In realtà, in tutti i motivi di ricorso, sebbene formulati facendo riferimento a pretese violazioni e false applicazioni di legge, che presupporrebbero una ricostruzione della vicenda storica come narrata nella sentenza impugnata (v., tra molte, Cass. n. 6035 del 2018; Cass. n. 18715 del 2016), nella sostanza si invoca esplicitamente ed inammissibilmente una rivalutazione delle risultanze istruttorie, testimoniali e documentali, non a caso diffusamente richiamate, postulando un sindacato di merito chiaramente inibito a questa Corte di legittimità, tanto più nel vigore del novellato n. 5 dell’art. 360 c.p.c., così come rigorosamente interpretato da Cass.
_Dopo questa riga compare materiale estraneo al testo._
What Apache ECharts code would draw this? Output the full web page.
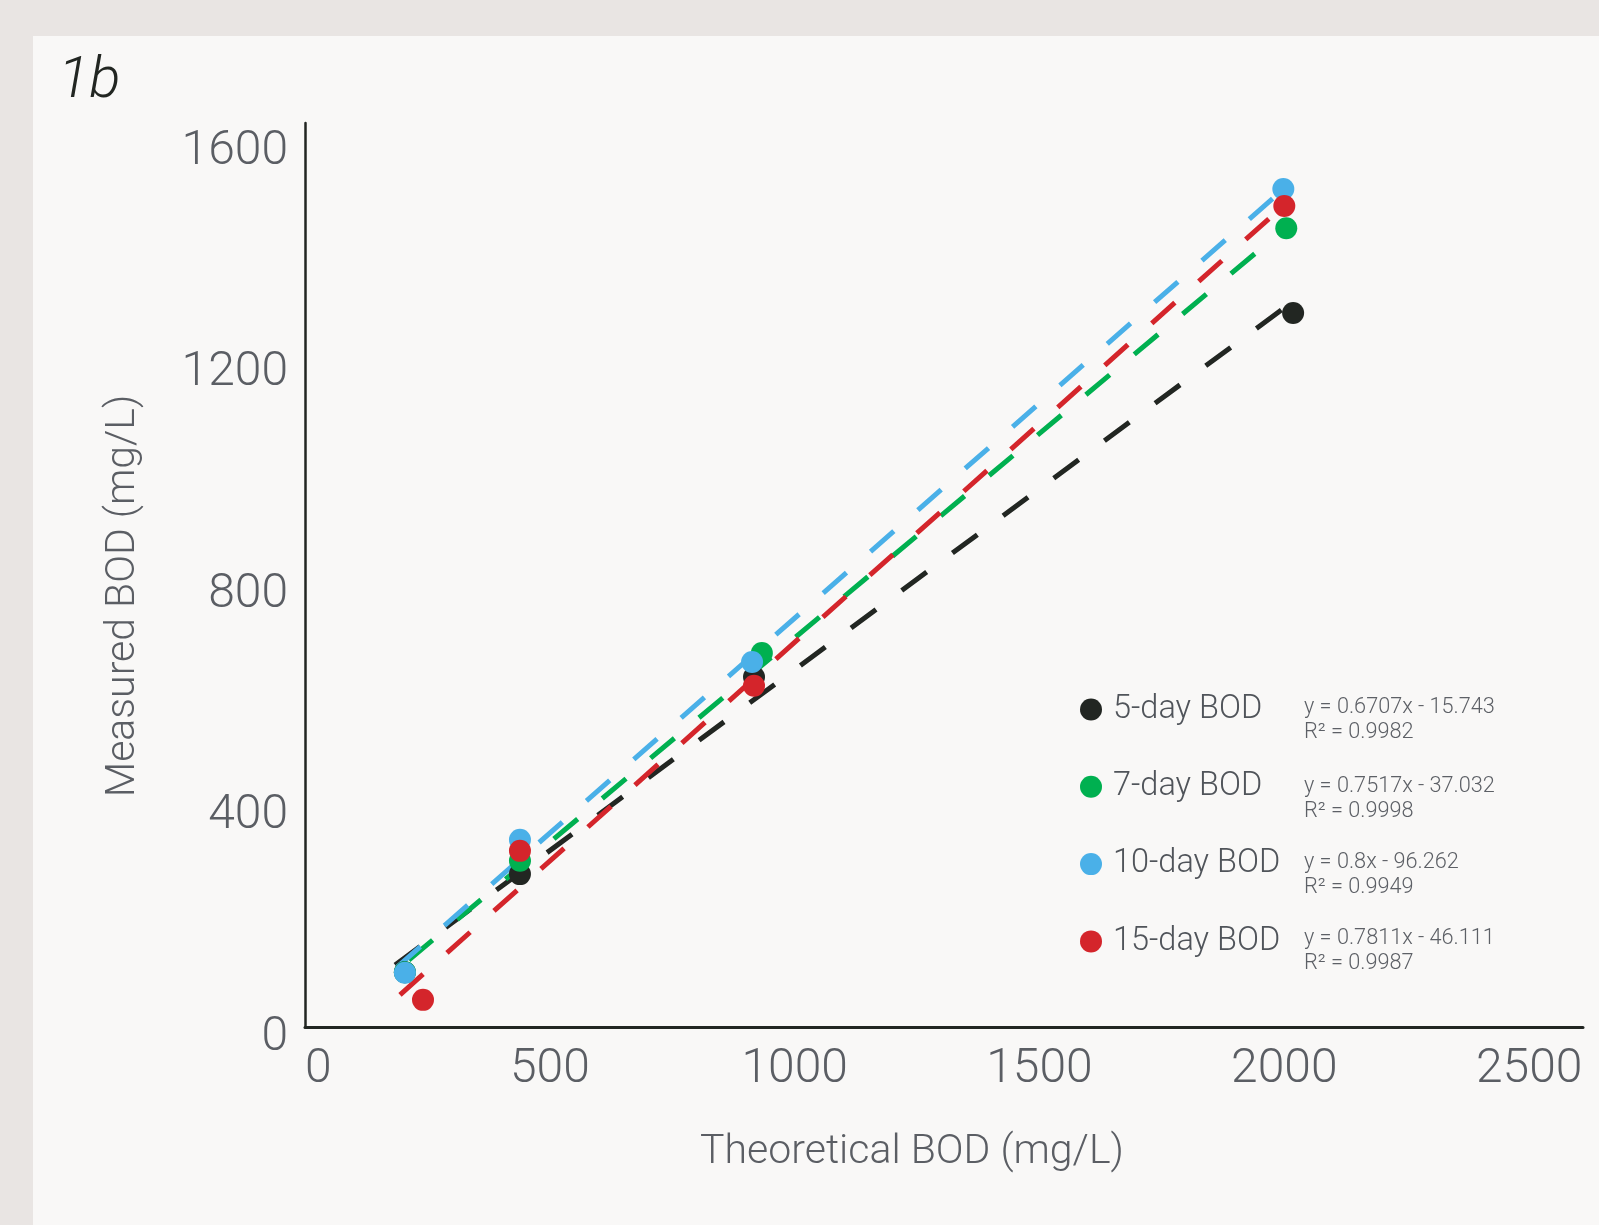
<!DOCTYPE html>
<html>
<head>
<meta charset="utf-8">
<script src="https://cdn.jsdelivr.net/npm/echarts@6/dist/echarts.min.js"></script>
<style>
html,body{margin:0;padding:0;background:#e9e5e3;}
#chart{position:absolute;left:0;top:0;width:1599px;height:1225px;}
</style>
</head>
<body>
<div id="chart"></div>
<script>
// ---- data ----
const seriesNames = ['5-day BOD', '7-day BOD', '10-day BOD', '15-day BOD'];
const seriesColors = ['#222622', '#00b050', '#4ab0e8', '#d4252b'];

// theoretical BOD (x) and measured BOD (y) per series
const x5 = [204, 439, 917, 2018];
const y5 = [99, 276, 632, 1289];
const x7 = [204, 439, 933, 2004];
const y7 = [99, 300, 675, 1442];
const x10 = [204, 439, 913, 1998];
const y10 = [98, 338, 659, 1513];
const x15 = [241, 439, 917, 2000];
const y15 = [49, 318, 616, 1482];

// trend line endpoints as drawn
const trend5 = [[184, 112], [2004, 1301]];
const trend7 = [[212, 121], [1998, 1439]];
const trend10 = [[188, 108], [1991, 1507]];
const trend15 = [[194, 58], [2000, 1484]];

const equations = ['y = 0.6707x - 15.743', 'y = 0.7517x - 37.032', 'y = 0.8x - 96.262', 'y = 0.7811x - 46.111'];
const rSquared = ['R\u00b2 = 0.9982', 'R\u00b2 = 0.9998', 'R\u00b2 = 0.9949', 'R\u00b2 = 0.9987'];

const xTickLabels = ['0', '500', '1000', '1500', '2000', '2500'];
const yTickLabels = ['0', '400', '800', '1200', '1600'];

const panelLabel = '1b';
const xTitle = 'Theoretical BOD (mg/L)';
const yTitle = 'Measured BOD (mg/L)';

// ---- build ----
const xs = [x5, x7, x10, x15];
const ys = [y5, y7, y10, y15];
const trends = [trend5, trend7, trend10, trend15];

const FONT = 'Roboto';
const labelColor = '#5b5e64';
const series = [];
seriesNames.forEach((name, i) => {
  series.push({
    name: name,
    type: 'scatter',
    symbol: 'circle',
    symbolSize: 22,
    itemStyle: { color: seriesColors[i], opacity: 1 },
    data: xs[i].map((v, k) => [v, ys[i][k]]),
    z: 3
  });
  series.push({
    name: name + ' trend',
    type: 'line',
    showSymbol: false,
    symbol: 'none',
    silent: true,
    lineStyle: { color: seriesColors[i], width: 5, type: [31, 32], cap: 'butt' },
    data: trends[i],
    z: 3
  });
});

const eqGraphics = [];
const eqTop = [708, 787, 863, 939];
equations.forEach((eq, i) => {
  eqGraphics.push({
    type: 'text', x: 1304, y: eqTop[i],
    style: { text: eq, fontSize: 21.7, fontFamily: FONT, fontWeight: 300, fill: '#5d6066', verticalAlign: 'middle', align: 'left' }
  });
  eqGraphics.push({
    type: 'text', x: 1304, y: eqTop[i] + 25,
    style: { text: rSquared[i], fontSize: 21.7, fontFamily: FONT, fontWeight: 300, fill: '#5d6066', verticalAlign: 'middle', align: 'left' }
  });
});

const chart = echarts.init(document.getElementById('chart'), null, { renderer: 'canvas' });
chart.setOption({
  animation: false,
  backgroundColor: 'transparent',
  grid: { left: 305, top: 123, right: 16, bottom: 198, containLabel: false, outerBoundsMode: 'none' },
  xAxis: {
    type: 'value', min: 0, max: 2610, interval: 500,
    axisLine: { show: true, onZero: false, lineStyle: { color: '#222622', width: 3 } },
    axisTick: { show: false },
    splitLine: { show: false },
    axisLabel: {
      margin: 19, fontSize: 48, fontFamily: FONT, fontWeight: 300, color: labelColor,
      alignMinLabel: 'left',
      formatter: v => xTickLabels.indexOf(String(v)) >= 0 ? String(v) : ''
    }
  },
  yAxis: {
    type: 'value', min: 0, max: 1632, interval: 400,
    axisLine: { show: true, onZero: false, lineStyle: { color: '#222622', width: 2.5 } },
    axisTick: { show: false },
    splitLine: { show: false },
    axisLabel: {
      margin: 17, fontSize: 48, fontFamily: FONT, fontWeight: 300, color: labelColor,
      verticalAlign: 'top', lineHeight: 22,
      formatter: v => yTickLabels.indexOf(String(v)) >= 0 ? String(v) : ''
    }
  },
  legend: {
    data: seriesNames,
    orient: 'vertical',
    left: 1075, top: 688,
    icon: 'circle',
    itemWidth: 22, itemHeight: 22,
    itemGap: 44.3,
    textStyle: { fontSize: 32.5, fontFamily: FONT, fontWeight: 300, color: '#50545a', padding: [0, 0, 0, 6] },
    selectedMode: false
  },
  graphic: [
    { type: 'rect', z: -10, silent: true, shape: { x: 33, y: 36, width: 1566, height: 1189 }, style: { fill: '#f9f8f7' } },
    { type: 'text', x: 58, y: 82, style: { text: panelLabel, fontSize: 58, fontFamily: FONT, fontStyle: 'italic', fontWeight: 300, fill: '#222622', verticalAlign: 'middle' } },
    { type: 'text', x: 912, y: 1153, style: { text: xTitle, fontSize: 41, fontFamily: FONT, fontWeight: 300, fill: labelColor, align: 'center', verticalAlign: 'middle' } },
    { type: 'text', x: 124, y: 596, rotation: Math.PI / 2, style: { text: yTitle, fontSize: 41, fontFamily: FONT, fontWeight: 300, fill: labelColor, align: 'center', verticalAlign: 'middle' } }
  ].concat(eqGraphics),
  series: series
});
</script>
</body>
</html>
SS.UU. nn. 8053 e 8054 del 2014 (con principi costantemente ribaditi dalle stesse Sezioni unite v. n. 19881 del 2014, n. 25008 del 2014, n. 417 del 2015, oltre che dalle Sezioni semplici, principi di cui il ricorrente non tiene alcun conto).

Il travalicamento nel giudizio di fatto è altresì comprovato dall’improprio riferimento all’art. 116 c.p.c., di cui si assume nel terzo motivo la violazione: infatti la violazione di detta disposizione sussiste solo quando il giudice di merito disattenda il principio espresso dalla norma in assenza di una deroga normativamente prevista, ovvero all’opposto valuti secondo prudente apprezzamento una prova o risultanza probatoria soggetta ad un diverso regime (Cass. n. 11892 del 2016).

3. Conclusivamente il ricorso va respinto, con spese che seguono la soccombenza liquidate come da dispositivo.

Occorre altresì dare atto della sussistenza dei presupposti processuali di cui al D.P.R. n. 115 del 2002, art. 13, comma 1 quater, come modificato dalla L. n. 228 del 2012, art. 1, comma 17.

PQM

La Corte rigetta il ricorso e condanna parte ricorrente al pagamento delle spese liquidate in Euro 4.000,00, oltre Euro 200,00 per esborsi, accessori secondo legge e spese generali al 15%.

Ai sensi del D.P.R. n. 115 del 2002, art. 13, comma 1 quater, dà atto della sussistenza dei presupposti processuali per il versamento, da parte del ricorrente, dell’ulteriore importo a titolo di contributo unificato pari a quello previsto per il ricorso a norma dello stesso art. 13, comma 1 bis, se dovuto.

Così deciso in Roma, nella Camera di Consiglio, il 10 dicembre 2019.